**STATED TASK:**
Take the line containing "Clone this diagram in TikZ.", the line containing "minimum width=93pt, minimum", and all lines between them, and transcribe them exactly. Leave out pictures.

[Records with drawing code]
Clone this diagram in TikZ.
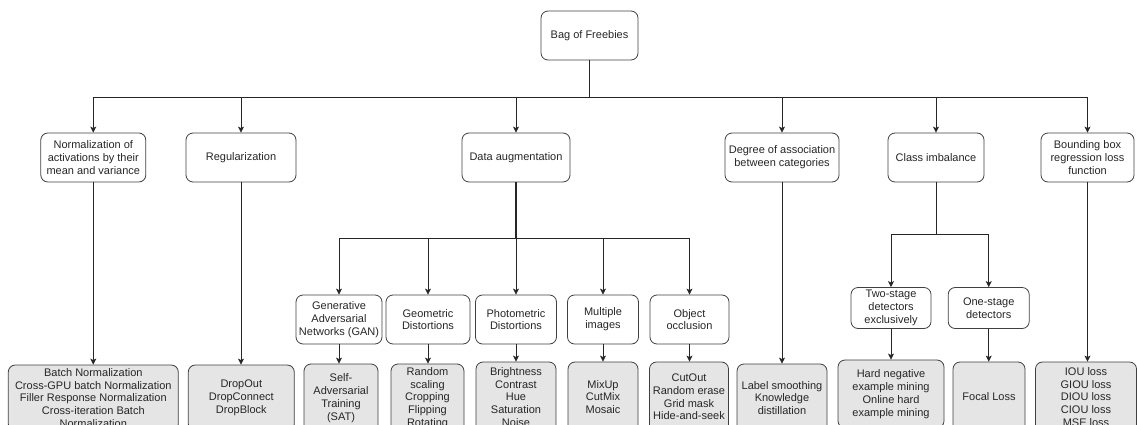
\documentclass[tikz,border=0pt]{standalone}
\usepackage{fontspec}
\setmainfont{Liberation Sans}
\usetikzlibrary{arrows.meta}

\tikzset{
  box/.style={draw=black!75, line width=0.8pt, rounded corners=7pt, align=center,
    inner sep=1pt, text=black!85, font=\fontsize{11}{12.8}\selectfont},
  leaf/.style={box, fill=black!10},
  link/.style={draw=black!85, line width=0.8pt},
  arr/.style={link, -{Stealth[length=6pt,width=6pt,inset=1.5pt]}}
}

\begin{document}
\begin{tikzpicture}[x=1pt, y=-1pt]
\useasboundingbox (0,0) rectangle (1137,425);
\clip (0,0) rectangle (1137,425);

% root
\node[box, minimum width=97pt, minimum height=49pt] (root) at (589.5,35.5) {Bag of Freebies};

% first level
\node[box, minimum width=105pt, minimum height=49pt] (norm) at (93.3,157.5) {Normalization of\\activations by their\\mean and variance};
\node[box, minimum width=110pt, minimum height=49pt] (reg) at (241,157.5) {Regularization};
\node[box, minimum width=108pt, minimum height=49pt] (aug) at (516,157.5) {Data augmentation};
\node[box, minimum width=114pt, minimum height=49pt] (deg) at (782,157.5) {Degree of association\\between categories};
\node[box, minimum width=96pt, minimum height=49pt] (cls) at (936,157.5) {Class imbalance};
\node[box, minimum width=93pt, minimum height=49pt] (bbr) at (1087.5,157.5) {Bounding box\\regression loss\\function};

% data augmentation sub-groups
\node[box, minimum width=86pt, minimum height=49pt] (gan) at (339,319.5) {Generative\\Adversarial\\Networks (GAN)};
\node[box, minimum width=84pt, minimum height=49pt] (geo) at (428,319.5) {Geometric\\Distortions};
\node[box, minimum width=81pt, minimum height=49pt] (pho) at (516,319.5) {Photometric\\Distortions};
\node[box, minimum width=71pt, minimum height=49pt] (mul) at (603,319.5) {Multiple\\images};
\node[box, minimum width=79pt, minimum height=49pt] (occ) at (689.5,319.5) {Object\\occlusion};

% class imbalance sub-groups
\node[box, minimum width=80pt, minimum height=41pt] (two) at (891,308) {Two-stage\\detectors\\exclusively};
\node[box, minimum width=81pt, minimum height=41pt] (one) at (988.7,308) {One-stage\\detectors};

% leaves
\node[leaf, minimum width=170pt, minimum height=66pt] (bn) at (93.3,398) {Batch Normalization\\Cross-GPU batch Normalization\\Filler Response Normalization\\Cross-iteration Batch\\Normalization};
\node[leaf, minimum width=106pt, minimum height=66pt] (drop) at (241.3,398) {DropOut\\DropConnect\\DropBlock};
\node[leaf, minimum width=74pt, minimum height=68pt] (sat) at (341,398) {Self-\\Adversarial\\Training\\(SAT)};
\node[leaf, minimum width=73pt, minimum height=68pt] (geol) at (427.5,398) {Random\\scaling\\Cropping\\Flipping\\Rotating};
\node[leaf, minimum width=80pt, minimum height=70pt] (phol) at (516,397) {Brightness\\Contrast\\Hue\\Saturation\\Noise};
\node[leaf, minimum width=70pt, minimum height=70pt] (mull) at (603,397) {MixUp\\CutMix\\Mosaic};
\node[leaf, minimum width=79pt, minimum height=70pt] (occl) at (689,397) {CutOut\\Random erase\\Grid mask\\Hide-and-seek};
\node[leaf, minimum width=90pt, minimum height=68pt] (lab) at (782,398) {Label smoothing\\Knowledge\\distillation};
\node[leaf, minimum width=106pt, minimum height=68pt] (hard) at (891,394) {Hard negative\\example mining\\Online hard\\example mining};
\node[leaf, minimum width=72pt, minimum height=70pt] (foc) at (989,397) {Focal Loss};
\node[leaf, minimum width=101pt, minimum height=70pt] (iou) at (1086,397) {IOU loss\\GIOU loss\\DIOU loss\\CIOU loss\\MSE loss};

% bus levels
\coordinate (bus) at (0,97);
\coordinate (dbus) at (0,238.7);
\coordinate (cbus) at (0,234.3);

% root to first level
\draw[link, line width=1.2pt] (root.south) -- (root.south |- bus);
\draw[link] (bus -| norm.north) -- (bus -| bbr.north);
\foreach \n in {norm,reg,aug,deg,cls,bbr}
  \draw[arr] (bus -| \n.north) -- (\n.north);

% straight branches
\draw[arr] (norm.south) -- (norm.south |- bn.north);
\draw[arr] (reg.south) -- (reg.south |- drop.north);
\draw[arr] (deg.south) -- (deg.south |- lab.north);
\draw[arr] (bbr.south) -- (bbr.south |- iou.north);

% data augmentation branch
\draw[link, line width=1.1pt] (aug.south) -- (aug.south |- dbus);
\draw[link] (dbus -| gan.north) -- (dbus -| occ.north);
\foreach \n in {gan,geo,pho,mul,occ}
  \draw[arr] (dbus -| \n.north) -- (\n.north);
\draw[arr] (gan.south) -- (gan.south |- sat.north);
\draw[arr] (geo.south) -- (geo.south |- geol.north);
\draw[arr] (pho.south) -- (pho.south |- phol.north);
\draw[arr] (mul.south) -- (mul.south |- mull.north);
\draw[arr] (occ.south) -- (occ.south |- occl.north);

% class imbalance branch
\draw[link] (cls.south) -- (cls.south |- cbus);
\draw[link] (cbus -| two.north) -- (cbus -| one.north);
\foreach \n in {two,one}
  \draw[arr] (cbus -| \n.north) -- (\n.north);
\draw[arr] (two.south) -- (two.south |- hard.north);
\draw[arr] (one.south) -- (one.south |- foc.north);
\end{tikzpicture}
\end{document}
...
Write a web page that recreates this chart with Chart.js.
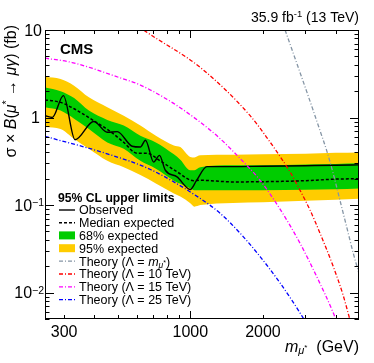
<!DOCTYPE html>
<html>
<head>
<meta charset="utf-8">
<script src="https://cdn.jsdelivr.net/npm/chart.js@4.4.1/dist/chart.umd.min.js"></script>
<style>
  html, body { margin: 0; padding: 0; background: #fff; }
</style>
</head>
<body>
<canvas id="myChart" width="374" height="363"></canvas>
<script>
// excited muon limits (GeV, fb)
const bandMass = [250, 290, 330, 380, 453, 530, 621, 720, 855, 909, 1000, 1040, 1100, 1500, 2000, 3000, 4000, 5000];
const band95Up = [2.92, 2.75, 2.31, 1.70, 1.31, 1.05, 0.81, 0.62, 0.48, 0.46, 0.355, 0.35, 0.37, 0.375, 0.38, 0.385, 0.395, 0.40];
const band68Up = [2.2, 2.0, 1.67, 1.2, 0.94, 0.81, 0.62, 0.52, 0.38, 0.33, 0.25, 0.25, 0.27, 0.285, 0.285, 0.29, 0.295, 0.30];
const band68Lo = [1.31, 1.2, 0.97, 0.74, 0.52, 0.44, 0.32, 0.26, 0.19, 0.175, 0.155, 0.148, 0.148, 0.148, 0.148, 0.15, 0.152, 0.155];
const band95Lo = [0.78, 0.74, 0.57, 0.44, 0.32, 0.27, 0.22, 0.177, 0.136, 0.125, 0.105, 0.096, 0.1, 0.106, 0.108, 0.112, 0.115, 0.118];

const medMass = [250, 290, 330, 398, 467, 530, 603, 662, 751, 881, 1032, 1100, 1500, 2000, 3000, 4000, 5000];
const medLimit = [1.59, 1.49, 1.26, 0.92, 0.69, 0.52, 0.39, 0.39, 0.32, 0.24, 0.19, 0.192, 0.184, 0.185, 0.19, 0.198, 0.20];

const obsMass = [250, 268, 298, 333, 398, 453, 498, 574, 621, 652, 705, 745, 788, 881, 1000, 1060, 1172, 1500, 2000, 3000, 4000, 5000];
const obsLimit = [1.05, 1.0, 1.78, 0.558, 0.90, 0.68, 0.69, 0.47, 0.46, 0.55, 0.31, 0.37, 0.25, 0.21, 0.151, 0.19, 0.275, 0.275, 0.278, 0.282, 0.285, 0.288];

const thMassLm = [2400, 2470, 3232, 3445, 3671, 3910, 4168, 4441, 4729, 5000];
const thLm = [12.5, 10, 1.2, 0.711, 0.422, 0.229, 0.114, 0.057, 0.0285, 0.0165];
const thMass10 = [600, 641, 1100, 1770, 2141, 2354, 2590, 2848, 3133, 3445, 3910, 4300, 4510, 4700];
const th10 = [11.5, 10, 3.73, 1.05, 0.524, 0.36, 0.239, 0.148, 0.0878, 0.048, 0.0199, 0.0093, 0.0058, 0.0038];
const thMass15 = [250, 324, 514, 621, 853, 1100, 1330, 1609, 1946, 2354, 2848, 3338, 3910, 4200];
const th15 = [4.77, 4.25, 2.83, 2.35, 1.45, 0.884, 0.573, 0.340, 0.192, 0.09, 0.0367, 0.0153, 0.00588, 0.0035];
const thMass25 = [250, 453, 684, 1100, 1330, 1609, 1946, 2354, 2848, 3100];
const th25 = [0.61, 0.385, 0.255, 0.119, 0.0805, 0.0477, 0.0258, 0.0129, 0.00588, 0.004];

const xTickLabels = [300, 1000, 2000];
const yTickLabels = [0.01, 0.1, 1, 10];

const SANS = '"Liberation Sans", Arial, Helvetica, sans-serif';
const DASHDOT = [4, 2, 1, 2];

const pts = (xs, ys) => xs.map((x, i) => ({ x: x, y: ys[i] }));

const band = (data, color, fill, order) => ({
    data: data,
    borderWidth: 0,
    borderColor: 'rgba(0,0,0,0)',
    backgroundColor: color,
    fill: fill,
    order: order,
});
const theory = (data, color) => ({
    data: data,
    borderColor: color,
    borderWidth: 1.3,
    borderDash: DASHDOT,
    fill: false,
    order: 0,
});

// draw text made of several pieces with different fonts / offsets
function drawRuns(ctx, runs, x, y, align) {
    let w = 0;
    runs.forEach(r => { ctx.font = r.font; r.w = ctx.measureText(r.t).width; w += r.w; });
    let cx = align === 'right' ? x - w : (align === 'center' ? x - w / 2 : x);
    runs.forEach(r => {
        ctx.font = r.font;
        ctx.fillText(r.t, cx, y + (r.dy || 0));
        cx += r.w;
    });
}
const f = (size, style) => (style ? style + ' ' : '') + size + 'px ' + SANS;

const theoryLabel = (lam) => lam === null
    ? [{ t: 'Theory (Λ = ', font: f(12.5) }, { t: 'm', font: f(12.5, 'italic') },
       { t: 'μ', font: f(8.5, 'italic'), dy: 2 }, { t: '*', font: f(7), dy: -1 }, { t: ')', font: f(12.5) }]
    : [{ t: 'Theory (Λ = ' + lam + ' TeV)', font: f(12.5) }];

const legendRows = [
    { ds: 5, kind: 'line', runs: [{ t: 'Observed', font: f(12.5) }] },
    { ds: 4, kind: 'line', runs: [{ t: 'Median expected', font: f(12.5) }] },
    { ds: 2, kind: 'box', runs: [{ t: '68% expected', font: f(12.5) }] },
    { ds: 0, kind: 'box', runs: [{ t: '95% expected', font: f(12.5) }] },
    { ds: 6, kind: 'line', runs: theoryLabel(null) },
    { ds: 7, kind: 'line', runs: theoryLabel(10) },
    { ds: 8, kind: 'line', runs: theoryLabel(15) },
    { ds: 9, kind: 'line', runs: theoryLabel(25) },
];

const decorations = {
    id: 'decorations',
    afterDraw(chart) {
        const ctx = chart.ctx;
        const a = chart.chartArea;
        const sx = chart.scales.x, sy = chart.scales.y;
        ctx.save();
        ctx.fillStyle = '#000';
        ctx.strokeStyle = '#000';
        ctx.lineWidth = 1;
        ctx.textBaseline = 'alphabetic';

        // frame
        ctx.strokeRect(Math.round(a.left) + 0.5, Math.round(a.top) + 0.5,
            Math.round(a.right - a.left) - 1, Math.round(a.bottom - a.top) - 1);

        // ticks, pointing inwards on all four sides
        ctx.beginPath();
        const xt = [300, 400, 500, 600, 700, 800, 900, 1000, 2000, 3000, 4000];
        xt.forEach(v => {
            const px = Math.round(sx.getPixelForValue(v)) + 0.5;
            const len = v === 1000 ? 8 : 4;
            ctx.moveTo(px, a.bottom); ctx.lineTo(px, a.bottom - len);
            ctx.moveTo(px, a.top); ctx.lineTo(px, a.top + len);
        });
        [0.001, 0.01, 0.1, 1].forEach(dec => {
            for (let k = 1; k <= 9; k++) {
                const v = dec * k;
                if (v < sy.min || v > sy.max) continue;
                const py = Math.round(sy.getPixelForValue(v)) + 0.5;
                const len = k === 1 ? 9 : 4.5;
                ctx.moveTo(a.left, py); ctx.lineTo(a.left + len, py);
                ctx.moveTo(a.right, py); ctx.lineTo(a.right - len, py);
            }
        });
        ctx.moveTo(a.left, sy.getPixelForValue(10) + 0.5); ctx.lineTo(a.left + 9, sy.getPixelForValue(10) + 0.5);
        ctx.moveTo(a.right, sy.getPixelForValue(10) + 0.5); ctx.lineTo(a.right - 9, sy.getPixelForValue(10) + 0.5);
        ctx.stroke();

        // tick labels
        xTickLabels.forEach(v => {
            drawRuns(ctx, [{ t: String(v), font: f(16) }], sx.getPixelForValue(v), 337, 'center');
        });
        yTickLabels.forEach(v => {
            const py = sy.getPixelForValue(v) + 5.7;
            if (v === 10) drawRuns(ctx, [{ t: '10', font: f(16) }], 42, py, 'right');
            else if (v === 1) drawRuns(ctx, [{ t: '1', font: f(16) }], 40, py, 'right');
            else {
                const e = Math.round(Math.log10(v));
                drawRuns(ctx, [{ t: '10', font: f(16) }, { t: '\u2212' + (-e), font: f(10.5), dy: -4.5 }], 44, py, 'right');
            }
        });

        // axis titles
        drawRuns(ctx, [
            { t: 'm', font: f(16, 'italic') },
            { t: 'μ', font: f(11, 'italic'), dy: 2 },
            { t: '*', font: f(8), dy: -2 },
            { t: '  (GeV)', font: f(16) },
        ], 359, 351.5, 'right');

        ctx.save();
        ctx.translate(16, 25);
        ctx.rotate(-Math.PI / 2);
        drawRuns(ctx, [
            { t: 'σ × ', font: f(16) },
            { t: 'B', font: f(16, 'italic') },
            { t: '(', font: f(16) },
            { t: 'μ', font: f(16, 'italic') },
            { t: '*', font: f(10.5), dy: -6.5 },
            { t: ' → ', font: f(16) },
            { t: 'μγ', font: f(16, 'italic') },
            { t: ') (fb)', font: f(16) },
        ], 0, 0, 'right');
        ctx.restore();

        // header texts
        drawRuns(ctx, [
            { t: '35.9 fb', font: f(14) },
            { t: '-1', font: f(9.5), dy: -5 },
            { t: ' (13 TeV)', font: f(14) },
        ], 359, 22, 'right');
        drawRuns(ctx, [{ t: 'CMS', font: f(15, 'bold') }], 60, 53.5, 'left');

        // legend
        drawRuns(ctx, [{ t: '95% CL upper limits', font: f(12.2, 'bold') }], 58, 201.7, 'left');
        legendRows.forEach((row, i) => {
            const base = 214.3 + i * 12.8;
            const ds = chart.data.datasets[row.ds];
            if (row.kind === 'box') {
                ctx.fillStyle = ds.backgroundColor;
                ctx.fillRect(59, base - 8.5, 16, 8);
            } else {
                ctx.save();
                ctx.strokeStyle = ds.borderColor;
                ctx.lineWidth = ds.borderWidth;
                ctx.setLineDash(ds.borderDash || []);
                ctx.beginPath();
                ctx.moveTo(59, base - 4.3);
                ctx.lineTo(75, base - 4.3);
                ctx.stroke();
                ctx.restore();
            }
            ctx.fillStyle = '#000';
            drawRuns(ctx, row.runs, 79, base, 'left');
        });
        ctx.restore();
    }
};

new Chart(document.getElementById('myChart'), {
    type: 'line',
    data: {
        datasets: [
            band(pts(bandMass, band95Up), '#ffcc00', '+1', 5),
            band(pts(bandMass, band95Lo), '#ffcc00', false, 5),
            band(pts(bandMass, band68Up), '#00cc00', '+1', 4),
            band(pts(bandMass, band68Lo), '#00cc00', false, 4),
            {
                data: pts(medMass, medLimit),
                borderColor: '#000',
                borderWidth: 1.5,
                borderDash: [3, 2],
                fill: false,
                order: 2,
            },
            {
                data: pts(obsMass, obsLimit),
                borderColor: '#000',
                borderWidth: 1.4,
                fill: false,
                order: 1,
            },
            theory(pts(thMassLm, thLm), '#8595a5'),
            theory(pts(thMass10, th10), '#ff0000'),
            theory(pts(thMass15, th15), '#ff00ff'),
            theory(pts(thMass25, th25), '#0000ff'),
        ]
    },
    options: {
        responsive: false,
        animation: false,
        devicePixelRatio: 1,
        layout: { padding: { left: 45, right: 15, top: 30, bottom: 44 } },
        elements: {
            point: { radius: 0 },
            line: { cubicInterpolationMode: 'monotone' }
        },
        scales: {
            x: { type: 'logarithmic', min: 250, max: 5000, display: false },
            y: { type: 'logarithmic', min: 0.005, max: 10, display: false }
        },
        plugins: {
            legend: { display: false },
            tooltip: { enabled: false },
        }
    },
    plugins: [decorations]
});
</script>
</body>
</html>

**FULL ANSWER:**
Clone this diagram in TikZ.
\documentclass[tikz,border=0pt]{standalone}
\usepackage{fontspec}
\setmainfont{Liberation Sans}
\usetikzlibrary{arrows.meta}

\tikzset{
  box/.style={draw=black!75, line width=0.8pt, rounded corners=7pt, align=center,
    inner sep=1pt, text=black!85, font=\fontsize{11}{12.8}\selectfont},
  leaf/.style={box, fill=black!10},
  link/.style={draw=black!85, line width=0.8pt},
  arr/.style={link, -{Stealth[length=6pt,width=6pt,inset=1.5pt]}}
}

\begin{document}
\begin{tikzpicture}[x=1pt, y=-1pt]
\useasboundingbox (0,0) rectangle (1137,425);
\clip (0,0) rectangle (1137,425);

% root
\node[box, minimum width=97pt, minimum height=49pt] (root) at (589.5,35.5) {Bag of Freebies};

% first level
\node[box, minimum width=105pt, minimum height=49pt] (norm) at (93.3,157.5) {Normalization of\\activations by their\\mean and variance};
\node[box, minimum width=110pt, minimum height=49pt] (reg) at (241,157.5) {Regularization};
\node[box, minimum width=108pt, minimum height=49pt] (aug) at (516,157.5) {Data augmentation};
\node[box, minimum width=114pt, minimum height=49pt] (deg) at (782,157.5) {Degree of association\\between categories};
\node[box, minimum width=96pt, minimum height=49pt] (cls) at (936,157.5) {Class imbalance};
\node[box, minimum width=93pt, minimum height=49pt] (bbr) at (1087.5,157.5) {Bounding box\\regression loss\\function};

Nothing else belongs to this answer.